American Literature of the Sea and Great Lakes
STONE, WILLIAM LEETE (1792-1844). William Leete Stone was a journalist and writer whose career as a newspaperman largely overshadowed his work as a historian. Born in New Paltz, New York, Stone had little formal schooling in advance of his employment with several upstate New York newspapers. By 1821, Stone had purchased, sold, and failed in several newspapers across the area before becoming co-owner of the New York Commercial Adventurer. A Federalist and a Mason, Stone vigorously supported the construction of the Erie Canal, advocated emancipation, and opposed woman’s rights and woman suffrage.
In addition to his newspaper interests, Colonel Stone, as he was known, wrote several books on history, including Life of Joseph Brant (1838), Life and Times of Red Jacket (1841), The Poetry and History of Wyoming (1841), Uncas and Miantonomoh (1842), and Border Wars of the American Revolution (1843). At the time of his death, Stone had written seven chapters of a biography of American Indian leader Sir William Johnson, also called Sa-go-ye-wat-ha, or Red Jacket. Stone’s son, also named William Leete Stone, completed and published this biography (1866) after his father died, including in it a memoir about his father.
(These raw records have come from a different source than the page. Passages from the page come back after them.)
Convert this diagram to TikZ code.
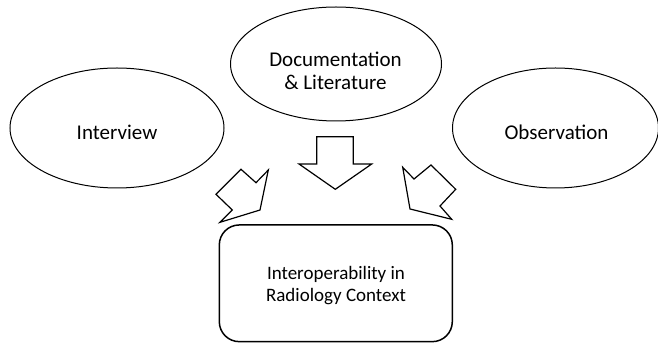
\documentclass[tikz,border=0pt]{standalone}
\usepackage{fontspec}
\setmainfont{Carlito}
\usetikzlibrary{shapes.geometric}
\begin{document}
\begin{tikzpicture}[x=1pt,y=-1pt,
  oval/.style={draw, ellipse, inner sep=0pt, line width=1pt},
  ovaltext/.style={anchor=base, inner sep=0pt, font=\fontsize{21}{23}\selectfont},
  target/.style={draw, rounded corners=20pt, inner sep=0pt, line width=1.5pt},
  targettext/.style={anchor=base, inner sep=0pt, font=\fontsize{19}{22}\selectfont},
  blockarrow/.style={draw, line width=1.2pt, line join=miter, fill=white}]
\useasboundingbox (0,0) rectangle (658,344);
\node[oval, minimum width=211pt, minimum height=114pt] (doc) at (336,64) {};
\node[ovaltext] (doc1) at (335.5,66.7) {Documentation};
\node[ovaltext] (doc2) at (335.5,90) {\& Literature};
\node[oval, minimum width=214pt, minimum height=120pt] (int) at (117,128) {};
\node[ovaltext] (intt) at (117,139.3) {Interview};
\node[oval, minimum width=206pt, minimum height=120pt] (obs) at (555.5,128) {};
\node[ovaltext] (obst) at (556.5,139.3) {Observation};
\node[target, minimum width=233pt, minimum height=116.7pt] (ctx) at (335.8,283.3) {};
\node[targettext] (ctx1) at (336,280) {Interoperability in};
\node[targettext] (ctx2) at (336,301.7) {Radiology Context};
% block arrows
\draw[blockarrow] (316.7,136.7) -- (353.3,136.7) -- (353.3,164) -- (371.7,164) -- (335.3,189.3) -- (299,164) -- (316.7,164) -- cycle;
\draw[blockarrow] (241,169.3) -- (256,182.7) -- (268.3,170) -- (260,210) -- (220,222.3) -- (232.3,210) -- (216,194.3) -- cycle;
\draw[blockarrow] (402.7,167.3) -- (414,179) -- (431,165) -- (455.7,189.3) -- (440,206) -- (451.7,219.3) -- (410,209) -- cycle;
\end{tikzpicture}
\end{document}
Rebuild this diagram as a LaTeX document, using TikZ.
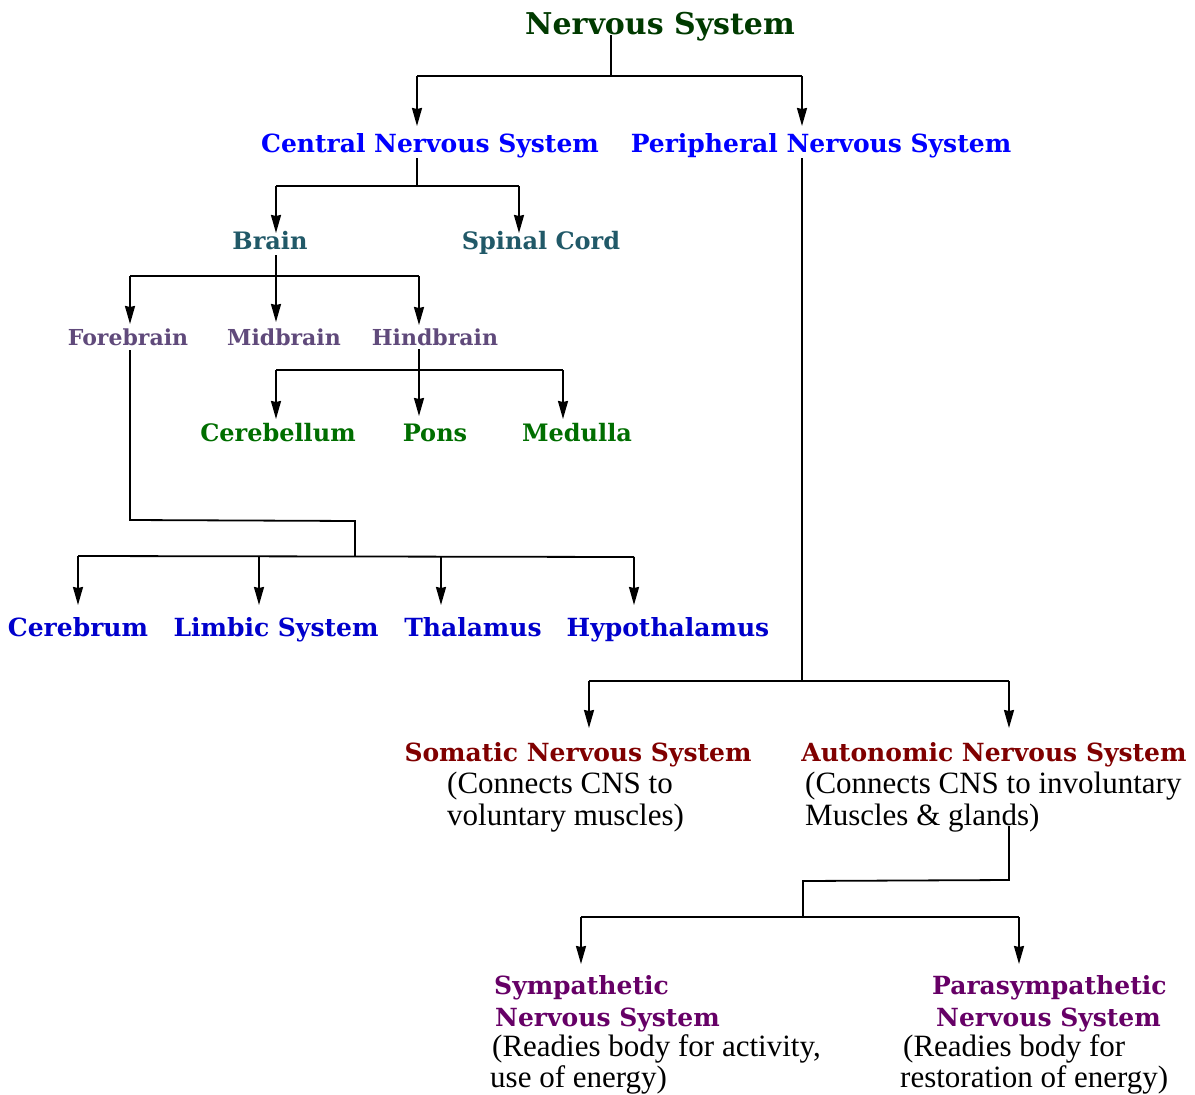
\documentclass[tikz,border=0pt]{standalone}
\usepackage{fontspec}
\setmainfont{DejaVu Serif}
\newfontfamily\bodyfont{Liberation Serif}
\usetikzlibrary{arrows.meta}
\definecolor{nsgreen}{RGB}{0,58,0}
\definecolor{cnsblue}{RGB}{0,0,255}
\definecolor{teal2}{RGB}{33,89,104}
\definecolor{purp}{RGB}{96,74,123}
\definecolor{grn}{RGB}{0,110,0}
\definecolor{blue2}{RGB}{0,0,204}
\definecolor{dred}{RGB}{128,0,0}
\definecolor{vio}{RGB}{102,0,102}
\tikzset{
  lbl/.style={inner sep=0pt, anchor=base},
  ttl/.style={lbl, font=\bfseries\fontsize{30}{34}\selectfont, text=nsgreen},
  lone/.style={lbl, font=\bfseries\fontsize{25}{30}\selectfont, text=cnsblue},
  ltwo/.style={lbl, font=\bfseries\fontsize{24}{28}\selectfont, text=teal2},
  lthree/.style={lbl, font=\bfseries\fontsize{22}{26}\selectfont, text=purp},
  lfour/.style={lbl, font=\bfseries\fontsize{24}{28}\selectfont, text=grn},
  lfive/.style={lbl, font=\bfseries\fontsize{25}{30}\selectfont, text=blue2},
  lsix/.style={lbl, font=\bfseries\fontsize{25}{30}\selectfont, text=dred},
  lseven/.style={lbl, font=\bfseries\fontsize{25}{30}\selectfont, text=vio},
  body/.style={lbl, font=\bodyfont\fontsize{31}{34}\selectfont, text=black},
  conn/.style={draw=black, line width=1.8pt},
  arr/.style={conn, -{Stealth[length=18pt,width=10pt,inset=1pt]}},
}
\begin{document}
\begin{tikzpicture}[x=1pt,y=-1pt]
\useasboundingbox (0,0) rectangle (1195,1095);
% ---- labels (base line positions) ----
\node[ttl]  (ns)   at (660,34)  {Nervous System};
\node[lone] (cns)  at (430,152) {Central Nervous System};
\node[lone] (pns)  at (821,152) {Peripheral Nervous System};
\node[ltwo] (brain) at (270,249) {Brain};
\node[ltwo] (spinal) at (541,249) {Spinal Cord};
\node[lthree] (fore) at (128,345) {Forebrain};
\node[lthree] (mid)  at (284,345) {Midbrain};
\node[lthree] (hind) at (435,345) {Hindbrain};
\node[lfour] (cereb) at (278,441) {Cerebellum};
\node[lfour] (pons)  at (435,441) {Pons};
\node[lfour] (med)   at (577,441) {Medulla};
\node[lfive] (cerebrum) at (78,636) {Cerebrum};
\node[lfive] (limbic)   at (276,636) {Limbic System};
\node[lfive] (thal)     at (473,636) {Thalamus};
\node[lfive] (hypo)     at (668,636) {Hypothalamus};
\node[lsix] (som)  at (578,761) {Somatic Nervous System};
\node[lsix] (aut)  at (994,761) {Autonomic Nervous System};
\node[body,anchor=base west] (somd1) at (447,793) {(Connects CNS to};
\node[body,anchor=base west] (somd2) at (447,825) {voluntary muscles)};
\node[body,anchor=base west] (autd1) at (805,793) {(Connects CNS to involuntary};
\node[body,anchor=base west] (autd2) at (805,825) {Muscles \& glands)};
\node[lseven,anchor=base west] (sym1) at (494,994) {Sympathetic};
\node[lseven,anchor=base west] (sym2) at (495,1026) {Nervous System};
\node[body,anchor=base west] (symd1) at (492,1056) {(Readies body for activity,};
\node[body,anchor=base west] (symd2) at (490,1087) {use of energy)};
\node[lseven,anchor=base west] (par1) at (932,994) {Parasympathetic};
\node[lseven,anchor=base west] (par2) at (936,1026) {Nervous System};
\node[body,anchor=base west] (pard1) at (903,1056) {(Readies body for};
\node[body,anchor=base west] (pard2) at (900,1087) {restoration of energy)};
% ---- junction coordinates ----
\coordinate (nsA) at (611,35);   \coordinate (nsB) at (611,76);
\coordinate (nsL) at (417,76);   \coordinate (nsR) at (802,76);
\coordinate (cnsA) at (417,158); \coordinate (cnsB) at (417,186);
\coordinate (cnsL) at (276,186); \coordinate (cnsR) at (519,186);
\coordinate (brA) at (276,255);  \coordinate (brB) at (276,276);
\coordinate (brL) at (130,276);  \coordinate (brR) at (419,276);
\coordinate (hiA) at (419,349);  \coordinate (hiB) at (419,370);
\coordinate (hiL) at (276,370);  \coordinate (hiR) at (563,370);
\coordinate (foA) at (130,350);  \coordinate (foB) at (130,520);
\coordinate (foC) at (355,521);  \coordinate (foD) at (355,556);
\coordinate (foL) at (78,556);   \coordinate (foR) at (634,557);
\coordinate (fo2) at (259,556);  \coordinate (fo3) at (441,556);
\coordinate (pnA) at (802,158);  \coordinate (pnB) at (802,681);
\coordinate (pnL) at (589,681);  \coordinate (pnR) at (1009,681);
\coordinate (auA) at (1009,826); \coordinate (auB) at (1009,880);
\coordinate (auC) at (803,881);  \coordinate (auD) at (803,917);
\coordinate (auL) at (581,917);  \coordinate (auR) at (1019,917);
% ---- connectors ----
\draw[conn] (nsA) -- (nsB);
\draw[conn] (nsL) -- (nsR);
\draw[arr] (nsL) -- (nsL |- 0,126);
\draw[arr] (nsR) -- (nsR |- 0,126);
\draw[conn] (cnsA) -- (cnsB);
\draw[conn] (cnsL) -- (cnsR);
\draw[arr] (cnsL) -- (cnsL |- 0,233);
\draw[arr] (cnsR) -- (cnsR |- 0,233);
\draw[conn] (brA) -- (brB);
\draw[conn] (brL) -- (brR);
\draw[arr] (brL) -- (brL |- 0,324);
\draw[arr] (brB) -- (brB |- 0,322);
\draw[arr] (brR) -- (brR |- 0,325);
\draw[conn] (hiL) -- (hiR);
\draw[arr] (hiA) -- (hiA |- 0,416);
\draw[arr] (hiL) -- (hiL |- 0,419);
\draw[arr] (hiR) -- (hiR |- 0,419);
\draw[conn] (foA) -- (foB) -- (foC) -- (foD);
\draw[conn] (foL) -- (foR);
\draw[arr] (foL) -- (foL |- 0,605);
\draw[arr] (fo2) -- (fo2 |- 0,605);
\draw[arr] (fo3) -- (fo3 |- 0,605);
\draw[arr] (foR) -- (foR |- 0,605);
\draw[conn] (pnA) -- (pnB);
\draw[conn] (pnL) -- (pnR);
\draw[arr] (pnL) -- (pnL |- 0,728);
\draw[arr] (pnR) -- (pnR |- 0,728);
\draw[conn] (auA) -- (auB) -- (auC) -- (auD);
\draw[conn] (auL) -- (auR);
\draw[arr] (auL) -- (auL |- 0,964);
\draw[arr] (auR) -- (auR |- 0,964);
\end{tikzpicture}
\end{document}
Stone wrote two brief travel accounts on the Erie Canal, but there is little in his background to explain two peculiar maritime essays that he wrote in the 1830s. In the first, “The Wreck of the Dead” (Atlantic Souvenir : 164-93), Stone tells the story of a shipwreck* in the Gulf of Saint Lawrence. Set in 1828, the tale follows the survivors of the wreck, who turn to cannibalism before they finally freeze to death. This eerie story seems out of place in the magazine, which published largely light literature and travel stories. Stone’s other sea story, “The Spectre Fire-Ship” (Knickerbocker : 361-70), is even more bizarre. Set in 1785, the piece also focuses on a shipwreck. The narrator is rescued on board the El Dorado, under the command of a captain consumed by the fear of the devil, who appears on a “fire ship.” When the El Dorado encounters the fire ship, the captain disappears. No sailor ever signed aboard the ship again. Stone wrote for other contemporary periodicals, such as the American Monthly Magazine, but nothing matches these two sea tales for interest and curiosity.
Many years after his father’s death, the junior Stone, oddly, published “The Spectre Fire-Ship” in Potter’s American Monthly (16 : 498-501), a briefer version than his father’s. He gives no rationale for republishing the story, though he does mention that his father got the facts firsthand from one Noah Stone of Oxford, Connecticut, who had them from an eyewitness. The son also published essays on pirates* and life on the high seas.